In 2007, when the Special Law Commission last review the Constitution, the issue of the vice-president emerged but mainly on the term limit and whether the President should have powers to appoint a vice-president or the presidential candidate who came second should be made vice-president.
The commission observed that Section 80 (3) of the Constitution requires every presidential candidate to declare his or her First Vice-President at the time of his or her nomination.
It was the commission’s view that this provision underscores the fact that the election and prior nomination of a presidential candidate is part of a political process as distinct from a legal issue and should therefore not be the subject of law reform.

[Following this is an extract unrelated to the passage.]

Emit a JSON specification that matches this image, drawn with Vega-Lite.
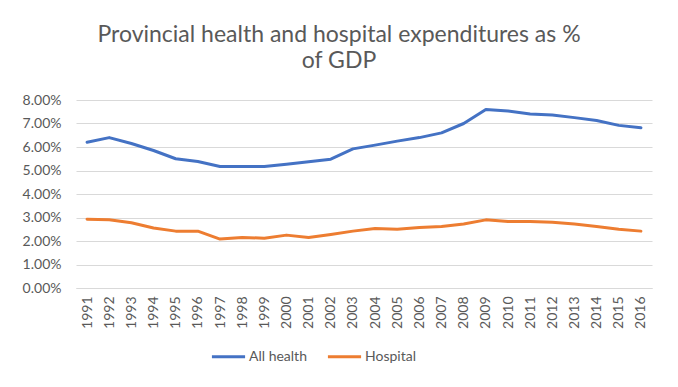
{
  "$schema": "https://vega.github.io/schema/vega-lite/v6.json",
  "width": 576,
  "height": 188,
  "autosize": {"type": "none"},
  "padding": {"left": 76, "top": 100, "right": 26, "bottom": 99},
  "background": "white",
  "title": {
    "text": ["Provincial health and hospital expenditures as %", "of GDP"],
    "font": "Lato",
    "fontSize": 23,
    "fontWeight": "normal",
    "color": "#595959",
    "anchor": "middle",
    "dx": -25,
    "offset": 20,
    "lineHeight": 26
  },
  "data": {
    "values": [
      {"year": "1991", "series": "All health", "value": 0.0620},
      {"year": "1992", "series": "All health", "value": 0.0640},
      {"year": "1993", "series": "All health", "value": 0.0615},
      {"year": "1994", "series": "All health", "value": 0.0585},
      {"year": "1995", "series": "All health", "value": 0.0550},
      {"year": "1996", "series": "All health", "value": 0.0538},
      {"year": "1997", "series": "All health", "value": 0.0517},
      {"year": "1998", "series": "All health", "value": 0.0517},
      {"year": "1999", "series": "All health", "value": 0.0517},
      {"year": "2000", "series": "All health", "value": 0.0527},
      {"year": "2001", "series": "All health", "value": 0.0537},
      {"year": "2002", "series": "All health", "value": 0.0548},
      {"year": "2003", "series": "All health", "value": 0.0592},
      {"year": "2004", "series": "All health", "value": 0.0608},
      {"year": "2005", "series": "All health", "value": 0.0625},
      {"year": "2006", "series": "All health", "value": 0.0640},
      {"year": "2007", "series": "All health", "value": 0.0660},
      {"year": "2008", "series": "All health", "value": 0.0700},
      {"year": "2009", "series": "All health", "value": 0.0760},
      {"year": "2010", "series": "All health", "value": 0.0753},
      {"year": "2011", "series": "All health", "value": 0.0740},
      {"year": "2012", "series": "All health", "value": 0.0736},
      {"year": "2013", "series": "All health", "value": 0.0725},
      {"year": "2014", "series": "All health", "value": 0.0713},
      {"year": "2015", "series": "All health", "value": 0.0692},
      {"year": "2016", "series": "All health", "value": 0.0682},
      {"year": "1991", "series": "Hospital", "value": 0.0293},
      {"year": "1992", "series": "Hospital", "value": 0.0290},
      {"year": "1993", "series": "Hospital", "value": 0.0278},
      {"year": "1994", "series": "Hospital", "value": 0.0255},
      {"year": "1995", "series": "Hospital", "value": 0.0242},
      {"year": "1996", "series": "Hospital", "value": 0.0242},
      {"year": "1997", "series": "Hospital", "value": 0.0208},
      {"year": "1998", "series": "Hospital", "value": 0.0215},
      {"year": "1999", "series": "Hospital", "value": 0.0212},
      {"year": "2000", "series": "Hospital", "value": 0.0225},
      {"year": "2001", "series": "Hospital", "value": 0.0215},
      {"year": "2002", "series": "Hospital", "value": 0.0228},
      {"year": "2003", "series": "Hospital", "value": 0.0242},
      {"year": "2004", "series": "Hospital", "value": 0.0253},
      {"year": "2005", "series": "Hospital", "value": 0.0250},
      {"year": "2006", "series": "Hospital", "value": 0.0257},
      {"year": "2007", "series": "Hospital", "value": 0.0262},
      {"year": "2008", "series": "Hospital", "value": 0.0272},
      {"year": "2009", "series": "Hospital", "value": 0.0290},
      {"year": "2010", "series": "Hospital", "value": 0.0283},
      {"year": "2011", "series": "Hospital", "value": 0.0283},
      {"year": "2012", "series": "Hospital", "value": 0.0280},
      {"year": "2013", "series": "Hospital", "value": 0.0272},
      {"year": "2014", "series": "Hospital", "value": 0.0262},
      {"year": "2015", "series": "Hospital", "value": 0.0250},
      {"year": "2016", "series": "Hospital", "value": 0.0242}
    ]
  },
  "mark": {"type": "line", "strokeWidth": 3, "strokeCap": "round", "strokeJoin": "round"},
  "encoding": {
    "x": {
      "field": "year",
      "type": "ordinal",
      "scale": {"type": "point", "padding": 0.5},
      "axis": {
        "title": null,
        "labelAngle": -90,
        "labelFont": "Lato",
        "labelFontSize": 14,
        "labelColor": "#595959",
        "labelPadding": 8,
        "ticks": false,
        "domainColor": "#d9d9d9",
        "domainWidth": 1,
        "grid": false
      }
    },
    "y": {
      "field": "value",
      "type": "quantitative",
      "scale": {"domain": [0, 0.08], "nice": false},
      "axis": {
        "title": null,
        "format": ".2%",
        "values": [0, 0.01, 0.02, 0.03, 0.04, 0.05, 0.06, 0.07, 0.08],
        "labelFont": "Lato",
        "labelFontSize": 14,
        "labelColor": "#595959",
        "labelPadding": 15,
        "ticks": false,
        "domain": false,
        "gridColor": "#d9d9d9",
        "gridWidth": 1
      }
    },
    "color": {
      "field": "series",
      "type": "nominal",
      "scale": {"domain": ["All health", "Hospital"], "range": ["#4472C4", "#ED7D31"]},
      "legend": {
        "title": null,
        "orient": "none",
        "legendX": 134,
        "legendY": 238,
        "direction": "horizontal",
        "symbolType": "stroke",
        "symbolSize": 1100,
        "symbolStrokeWidth": 3,
        "labelFont": "Lato",
        "labelFontSize": 14,
        "labelColor": "#595959",
        "columnPadding": 14,
        "labelOffset": 2
      }
    }
  },
  "config": {"view": {"stroke": null}}
}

According to Hussein, the understanding at the time was that it wouldn’t be necessary to define the roles of VP as the President as the President would easily delegate.
“Our government combines the Britih and USA system, and on the presidency, we lean very much to the scheme of US where the president is like chief executive officer who decides what to give and to withdraw, but for Malawi the Constitution now has to provide for the key roles for both the first and second vice-president.